— Directions for this task —
For the entries below, copy exactly the line that contains "Recreate this image" through the line that contains "var catsRCAS = ['Ctr", both ends included, and exclude all pictures.

* * *

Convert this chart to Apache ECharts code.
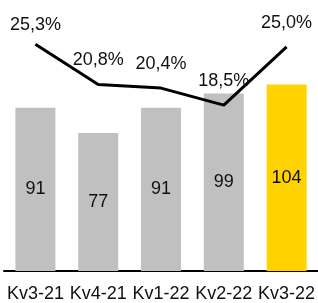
<!DOCTYPE html>
<html>
<head>
<meta charset="utf-8">
<script src="https://cdn.jsdelivr.net/npm/echarts@6/dist/echarts.min.js"></script>
<style>
  html, body { margin: 0; padding: 0; background: #fff; }
  #chart { width: 318px; height: 303px; }
</style>
</head>
<body>
<div id="chart"></div>
<script>
const categories = ["Kv3-21", "Kv4-21", "Kv1-22", "Kv2-22", "Kv3-22"];
const barValues = [91, 77, 91, 99, 104];
const pctValues = [25.3, 20.8, 20.4, 18.5, 25.0];
const barColors = ["#c0c0c0", "#c0c0c0", "#c0c0c0", "#c0c0c0", "#ffd200"];

const chart = echarts.init(document.getElementById("chart"));

const font = "Liberation Sans, Arial, sans-serif";

const options = {
  animation: false,
  grid: { left: 4, top: 2, width: 318, height: 270 },
  xAxis: {
    type: "category",
    data: categories,
    axisLine: { lineStyle: { color: "#000", width: 2 } },
    axisTick: { show: false },
    axisLabel: { color: "#111", fontSize: 18, fontFamily: font, margin: 14, interval: 0 }
  },
  yAxis: [
    { type: "value", min: 0, max: 150, show: false },
    { type: "value", min: 0, max: 30, show: false }
  ],
  series: [
    {
      type: "bar",
      data: barValues.map((v, i) => ({ value: v, itemStyle: { color: barColors[i] } })),
      barWidth: 40,
      label: {
        show: true,
        position: "inside",
        color: "#111",
        fontSize: 18,
        fontFamily: font
      }
    },
    {
      type: "line",
      yAxisIndex: 1,
      // first label sits a little closer to its point in the original
      data: pctValues.map((v, i) => (i === 0 ? { value: v, label: { distance: 10 } } : v)),
      symbol: "circle",
      symbolSize: 0,
      showSymbol: true,
      z: 3,
      lineStyle: { color: "#000", width: 3 },
      itemStyle: { color: "#000" },
      label: {
        show: true,
        position: "top",
        distance: 15,
        color: "#111",
        fontSize: 18,
        fontFamily: font,
        formatter: p => p.value.toFixed(1).replace(".", ",") + "%"
      }
    }
  ]
};

chart.setOption(options);
</script>
</body>
</html>
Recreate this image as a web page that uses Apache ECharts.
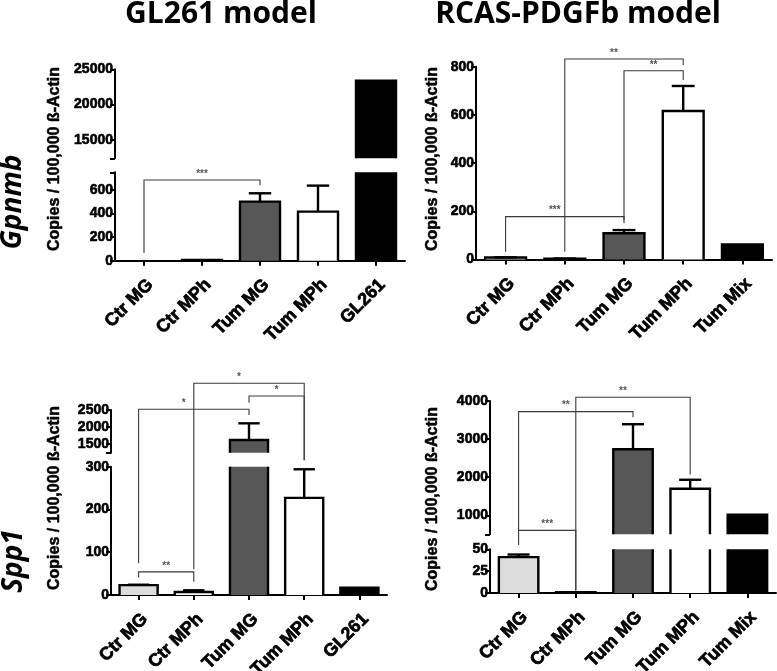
<!DOCTYPE html>
<html><head><meta charset="utf-8">
<script src="https://cdn.jsdelivr.net/npm/echarts@6/dist/echarts.min.js"></script>
<style>html,body{margin:0;padding:0;background:#fff}#c{width:777px;height:671px}</style>
</head><body><div id="c"></div>
<script>
// ---------- data ----------
var catsGL261 = ['Ctr MG', 'Ctr MPh', 'Tum MG', 'Tum MPh', 'GL261'];
var catsRCAS = ['Ctr MG', 'Ctr MPh', 'Tum MG', 'Tum MPh', 'Tum Mix'];

var gl261GpnmbValues = [0, 6, 501, 416, 23400];
var gl261GpnmbErrors = [0, 0, 71, 221, 0];
var rcasGpnmbValues = [8, 3, 109, 616, 62];
var rcasGpnmbErrors = [1, 1, 13, 104, 0];
var gl261Spp1Values = [23, 7, 1620, 227, 17];
var gl261Spp1Errors = [1, 4, 490, 67, 0];
var rcasSpp1Values = [41, 1, 2735, 1696, 1015];
var rcasSpp1Errors = [3, 0, 655, 236, 0];

var gl261GpnmbUpperTicks = [15000, 20000, 25000];
var gl261GpnmbLowerTicks = [0, 200, 400, 600];
var rcasGpnmbTicks = [0, 200, 400, 600, 800];
var gl261Spp1UpperTicks = [1500, 2000, 2500];
var gl261Spp1LowerTicks = [0, 100, 200, 300];
var rcasSpp1UpperTicks = [1000, 2000, 3000, 4000];
var rcasSpp1LowerTicks = [0, 25, 50];

// brackets: [fromCat, toCat, lineValue, lineSeg, leftEndValue, leftEndSeg, rightEndValue, rightEndSeg, label]
var gl261GpnmbBrackets = [[0, 2, 685, 'lower', 65, 'lower', 640, 'lower', '***']];
var rcasGpnmbBrackets = [
  [0, 2, 178, 'lower', 32, 'lower', 150, 'lower', '***'],
  [1, 3, 832, 'lower', 32, 'lower', 807, 'lower', '**'],
  [2, 3, 783, 'lower', 164, 'lower', 745, 'lower', '**']
];
var gl261Spp1Brackets = [
  [0, 1, 54, 'lower', 41, 'lower', 31, 'lower', '**'],
  [0, 2, 2520, 'upper', 74, 'lower', 2353, 'upper', '*'],
  [1, 3, 3285, 'upper', 60, 'lower', 315, 'lower', '*'],
  [2, 3, 2912, 'upper', 2715, 'upper', 315, 'lower', '*']
];
var rcasSpp1Brackets = [
  [0, 1, 604, 'upper', 55, 'lower', 3, 'lower', '***'],
  [0, 2, 3720, 'upper', 604, 'upper', 3573, 'upper', '**'],
  [1, 3, 4097, 'upper', 3, 'lower', 2070, 'upper', '**']
];

var barColors = ['#dcdcdc', '#ffffff', '#575757', '#ffffff', '#000000'];

// ---------- layout ----------
var segments = [
  {key: 'p1', part: 'upper', left: 115, top: 69.3, width: 290, height: 89, min: 12400, max: 25000, labels: gl261GpnmbUpperTicks, cats: catsGL261, values: gl261GpnmbValues, errors: gl261GpnmbErrors, showX: false},
  {key: 'p1', part: 'lower', left: 115, top: 172.3, width: 290, height: 88.4, min: 0, max: 750, labels: gl261GpnmbLowerTicks, cats: catsGL261, values: gl261GpnmbValues, errors: gl261GpnmbErrors, showX: true},
  {key: 'p2', part: 'lower', left: 476, top: 66.7, width: 296, height: 192.8, min: 0, max: 800, labels: rcasGpnmbTicks, cats: catsRCAS, values: rcasGpnmbValues, errors: rcasGpnmbErrors, showX: true},
  {key: 'p3', part: 'upper', left: 111, top: 410, width: 276, height: 42.7, min: 1250, max: 2500, labels: gl261Spp1UpperTicks, cats: catsGL261, values: gl261Spp1Values, errors: gl261Spp1Errors, showX: false},
  {key: 'p3', part: 'lower', left: 111, top: 466.7, width: 276, height: 128.3, min: 0, max: 300, labels: gl261Spp1LowerTicks, cats: catsGL261, values: gl261Spp1Values, errors: gl261Spp1Errors, showX: true},
  {key: 'p4', part: 'upper', left: 490, top: 401, width: 286, height: 133.3, min: 500, max: 4000, labels: rcasSpp1UpperTicks, cats: catsRCAS, values: rcasSpp1Values, errors: rcasSpp1Errors, showX: false},
  {key: 'p4', part: 'lower', left: 490, top: 549.3, width: 286, height: 43.7, min: 0, max: 50, labels: rcasSpp1LowerTicks, cats: catsRCAS, values: rcasSpp1Values, errors: rcasSpp1Errors, showX: true}
];
var panelBrackets = {p1: gl261GpnmbBrackets, p2: rcasGpnmbBrackets, p3: gl261Spp1Brackets, p4: rcasSpp1Brackets};

var LW = 2.4;
var FONT = '"Liberation Sans"';
function makeRenderer(seg) {
  return function (params, api) {
    var i = api.value(0), v = api.value(1), e = api.value(2);
    var lo = seg.min, hi = seg.max;
    var band = api.size([1, 0])[0];
    var bw = band * 0.69;
    var cx = api.coord([i, lo])[0];
    var x0 = cx - bw / 2, x1 = cx + bw / 2;
    var children = [];
    if (v > lo) {
      var yB = api.coord([i, Math.max(lo, 0)])[1];
      var yT = api.coord([i, Math.min(v, hi)])[1];
      children.push({type: 'rect', shape: {x: x0, y: yT, width: bw, height: yB - yT}, style: {fill: barColors[i]}});
      if (v <= hi) {
        children.push({type: 'polyline', shape: {points: [[x0, yB], [x0, yT], [x1, yT], [x1, yB]]}, style: {fill: null, stroke: '#000', lineWidth: LW, lineJoin: 'miter'}});
      } else {
        children.push({type: 'line', shape: {x1: x0, y1: yB, x2: x0, y2: yT}, style: {stroke: '#000', lineWidth: LW}});
        children.push({type: 'line', shape: {x1: x1, y1: yB, x2: x1, y2: yT}, style: {stroke: '#000', lineWidth: LW}});
      }
    }
    if (e > 0) {
      var top = v + e;
      var a = Math.max(v, lo), b = Math.min(top, hi);
      if (b > a) {
        var ya = api.coord([i, a])[1], yb = api.coord([i, b])[1];
        children.push({type: 'line', shape: {x1: cx, y1: ya, x2: cx, y2: yb}, style: {stroke: '#000', lineWidth: LW}});
        if (top <= hi) {
          children.push({type: 'line', shape: {x1: cx - bw * 0.28, y1: yb, x2: cx + bw * 0.28, y2: yb}, style: {stroke: '#000', lineWidth: LW}});
        }
      }
    }
    return {type: 'group', children: children};
  };
}

var grids = [], xAxes = [], yAxes = [], series = [];
segments.forEach(function (s, k) {
  grids.push({left: s.left, top: s.top, width: s.width, height: s.height, containLabel: false, outerBoundsMode: 'none'});
  xAxes.push({
    type: 'category', gridIndex: k, data: s.cats, show: s.showX,
    axisLine: {show: true, lineStyle: {color: '#000', width: 2}},
    axisTick: {show: true, alignWithLabel: true, length: 5, lineStyle: {color: '#000', width: 2}},
    axisLabel: {rotate: 45, interval: 0, margin: 15, align: 'right', verticalAlign: 'top',
      color: '#000', fontSize: 18, fontWeight: 'bold', fontFamily: FONT,
      textBorderColor: '#000', textBorderWidth: 0.7}
  });
  var tickVals = s.labels.slice();
  if (tickVals.indexOf(s.min) < 0) tickVals.unshift(s.min);
  if (tickVals.indexOf(s.max) < 0) tickVals.push(s.max);
  yAxes.push({
    type: 'value', gridIndex: k, min: s.min, max: s.max,
    splitLine: {show: false},
    axisLine: {show: true, lineStyle: {color: '#000', width: 2}},
    axisTick: {show: true, length: 5, customValues: tickVals, lineStyle: {color: '#000', width: 2}},
    axisLabel: {customValues: s.labels, margin: 2, color: '#000', fontSize: 14, fontWeight: 'bold', fontFamily: FONT,
      textBorderColor: '#000', textBorderWidth: 0.6,
      formatter: function (v) { return String(v); }}
  });
  series.push({
    type: 'custom', xAxisIndex: k, yAxisIndex: k, renderItem: makeRenderer(s),
    data: s.values.map(function (v, i) { return [i, v, s.errors[i]]; }),
    encode: {x: 0, y: 1}, silent: true
  });
});

var chart = echarts.init(document.getElementById('c'), null, {renderer: 'canvas'});
chart.setOption({
  animation: false, backgroundColor: '#fff',
  grid: grids, xAxis: xAxes, yAxis: yAxes, series: series
});

// ---------- brackets and texts ----------
function segIndex(key, part) {
  for (var k = 0; k < segments.length; k++) {
    if (segments[k].key === key && (segments[k].part === part || key === 'p2')) return k;
  }
  return 0;
}
function px(key, part, cat, val) {
  return chart.convertToPixel({gridIndex: segIndex(key, part)}, [cat, val]);
}
var graphics = [];
Object.keys(panelBrackets).forEach(function (key) {
  var list = panelBrackets[key];
  var verticals = [];
  list.forEach(function (b) {
    verticals.push(px(key, b[3], b[0], b[2])[0]);
    verticals.push(px(key, b[3], b[1], b[2])[0]);
  });
  list.forEach(function (b) {
    var pl = px(key, b[3], b[0], b[2]);
    var pr = px(key, b[3], b[1], b[2]);
    var le = px(key, b[5], b[0], b[4]);
    var re = px(key, b[7], b[1], b[6]);
    graphics.push({type: 'polyline', z: 10, shape: {points: [[pl[0], le[1]], [pl[0], pl[1]], [pr[0], pl[1]], [pr[0], re[1]]]},
      style: {fill: null, stroke: '#3a3a3a', lineWidth: 1.1}});
    var mid = (pl[0] + pr[0]) / 2;
    verticals.forEach(function (vx) {
      if (Math.abs(vx - mid) < 7 && Math.abs(vx - pl[0]) > 1 && Math.abs(vx - pr[0]) > 1) mid = vx - 10;
    });
    graphics.push({type: 'text', z: 10, x: mid, y: pl[1] - 1,
      style: {text: b[8], font: 'bold 10px "Liberation Sans"', fill: '#555', align: 'center', verticalAlign: 'bottom', textAlign: 'center', textVerticalAlign: 'bottom'}});
  });
});
function txt(t, x, y, font, rot, thick) {
  graphics.push({type: 'text', x: x, y: y, rotation: rot || 0,
    style: {text: t, font: font, fill: '#000', stroke: thick ? '#000' : null, lineWidth: thick || 0,
      align: 'center', verticalAlign: 'middle', textAlign: 'center', textVerticalAlign: 'middle'}});
}
var yTitle = 'Copies / 100,000 ß-Actin';
var yFont = 'bold 16px "Liberation Sans"';
txt('GL261 model', 221, 14, 'bold 30px "Open Sans"');
txt('RCAS-PDGFb model', 578, 14, 'bold 30px "Open Sans"');
txt('Gpnmb', 13, 202, 'italic bold 28px "Open Sans"', Math.PI / 2);
txt('Spp1', 14, 561, 'italic bold 28px "Open Sans"', Math.PI / 2);
txt(yTitle, 55, 159, yFont, Math.PI / 2, 0.5);
txt(yTitle, 433, 159, yFont, Math.PI / 2, 0.5);
txt(yTitle, 55, 498, yFont, Math.PI / 2, 0.5);
txt(yTitle, 433, 499, yFont, Math.PI / 2, 0.5);
chart.setOption({graphic: graphics});
</script>
</body></html>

* * *

— Full answer —
Recreate this image as a web page that uses Apache ECharts.
<!DOCTYPE html>
<html><head><meta charset="utf-8">
<script src="https://cdn.jsdelivr.net/npm/echarts@6/dist/echarts.min.js"></script>
<style>html,body{margin:0;padding:0;background:#fff}#c{width:777px;height:671px}</style>
</head><body><div id="c"></div>
<script>
// ---------- data ----------
var catsGL261 = ['Ctr MG', 'Ctr MPh', 'Tum MG', 'Tum MPh', 'GL261'];
var catsRCAS = ['Ctr MG', 'Ctr MPh', 'Tum MG', 'Tum MPh', 'Tum Mix'];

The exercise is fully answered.